I’m old. I can remember the 1950s, when it was possible for an American from a family of average income to attend college and emerge free of debt.
Tuition was free in the University of California system and at City College (now City University) of New York. Tuition at other public university systems was usually affordable.
Middle class families could save up for college. Students from working-class families could earn tuition through a combination of summer jobs and part-time jobs.
That’s not to say college education was open to everyone. You had to pass an entrance exam, which not everybody could do, and you had to maintain your grades, which not everybody could do.
But that was okay. A hard-working person of average ability – at least if the person was white and male – could get a job with a livable wage without need of a college degree.
(I’m not saying discrimination against minorities and women was unimportant. I’m making the point that affordable higher education is not an impossibility.)
I feel sorry for young people today – and by young, I mean people age 50 and under. They’ve been told that the only way they can get decent jobs is by earning four-year college degrees.
But tuition is extremely high, and it is rising. The only way most applicants can afford college is to borrow money. Usually their mentors (although this is changing somewhat) tell them not to worry about going into debt because the value of a college degree will be worth it.
They go out into the world not with a clean slate, but with tens of thousands of dollars to pay off. This limits their options. They can’t, as I did, start out in a relatively low-wage job because it is something they like, and hope to work their way up.
If they hit some setback, where they can’t make their payments, debt can mushroom into hundreds of thousands of dollars. And unlike other kinds of debt, it is not dischargeable though bankruptcy.
There is seldom or no attempt to assess credit-worthiness. It is the sub-prime mortgage crisis all over again.

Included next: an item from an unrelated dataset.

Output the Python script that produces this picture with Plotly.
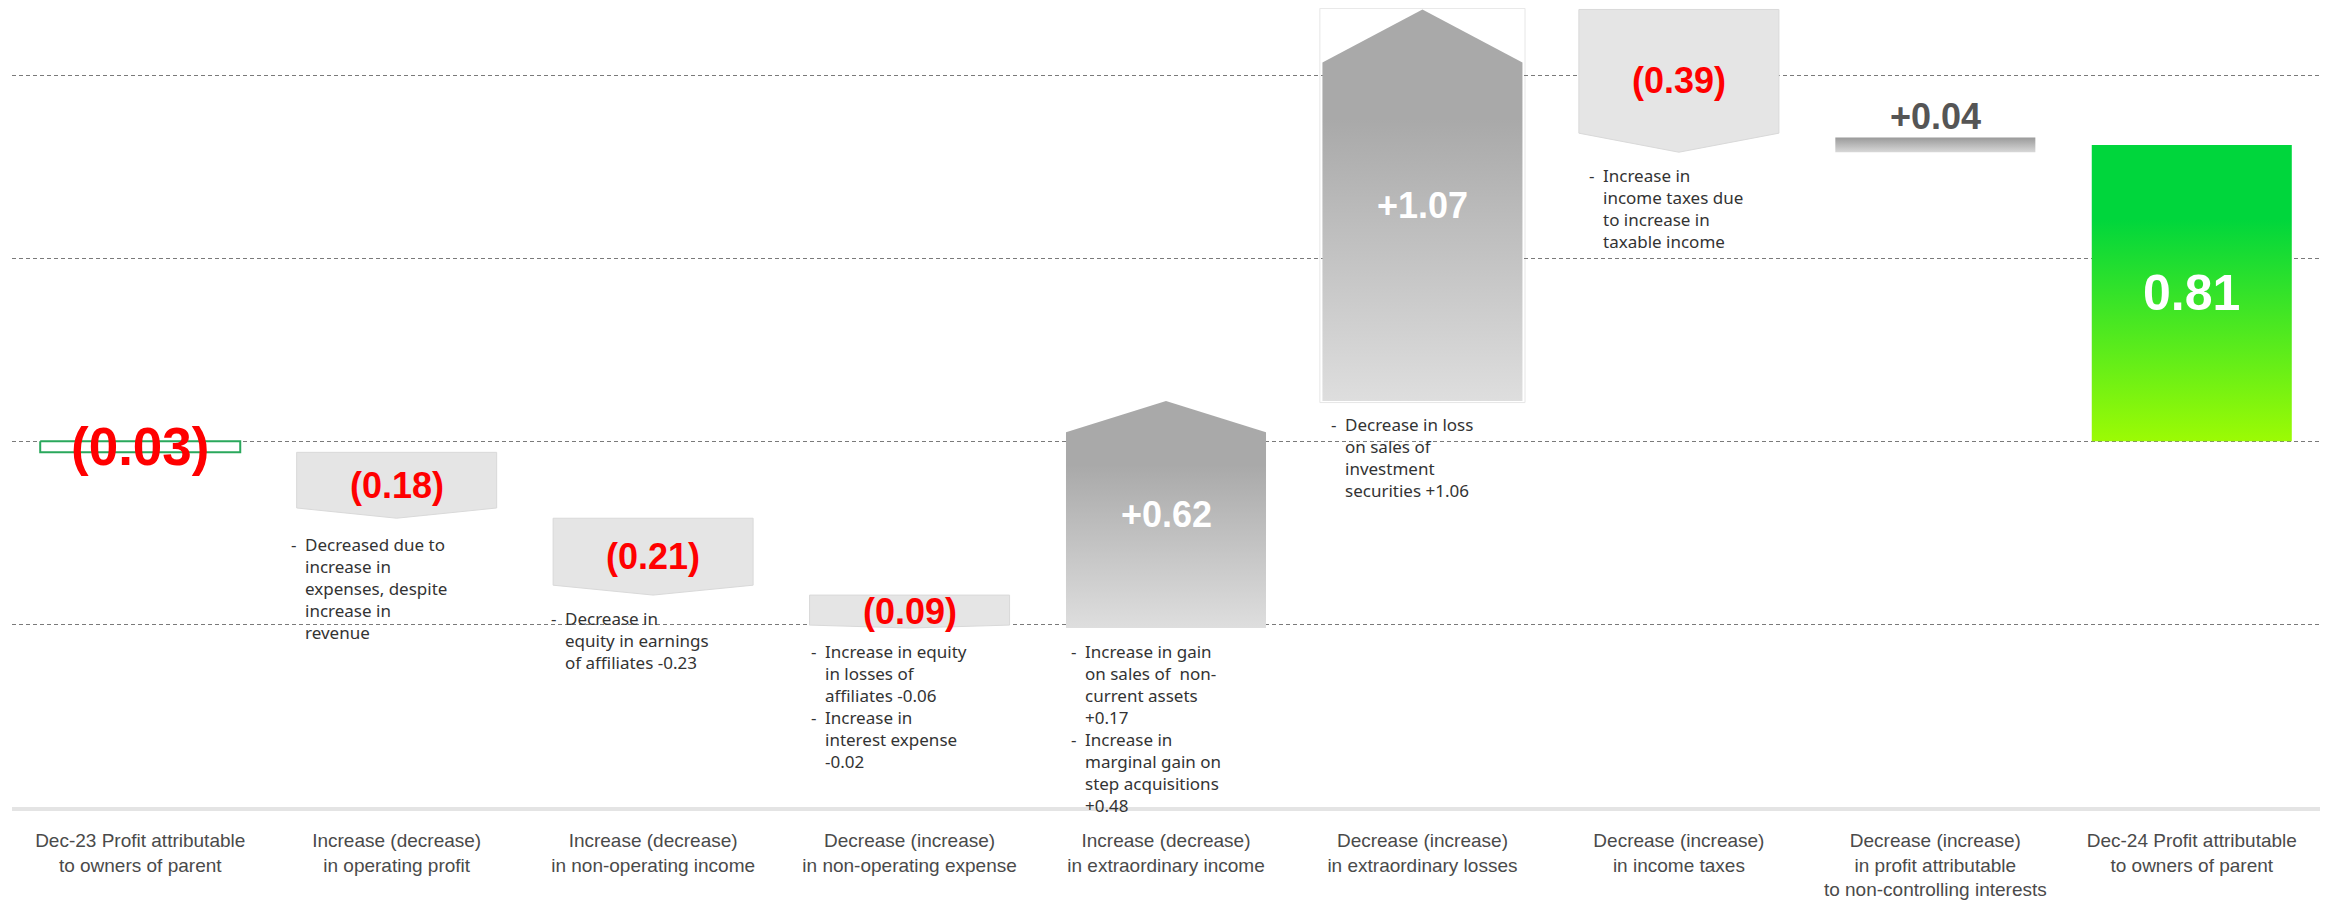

Colleges can charge sky-high tuition because students can borrow to pay it. Lenders don’t have to worry about credit-worthiness because the borrowers, in most case, can’t get out of debt. It’s a racket.

Chart One.
About 45 million Americans, just under one in five adults, owe a total of $1.76 trillion in student loans, according to an information service called NerdWallet. Those age 35 to 49 are the group with the greatest amount of high debt ($200,000 and more).
That’s more than 10 times as much as student loan debt in 2009, even though student enrollment has declined 11 percent since 2011.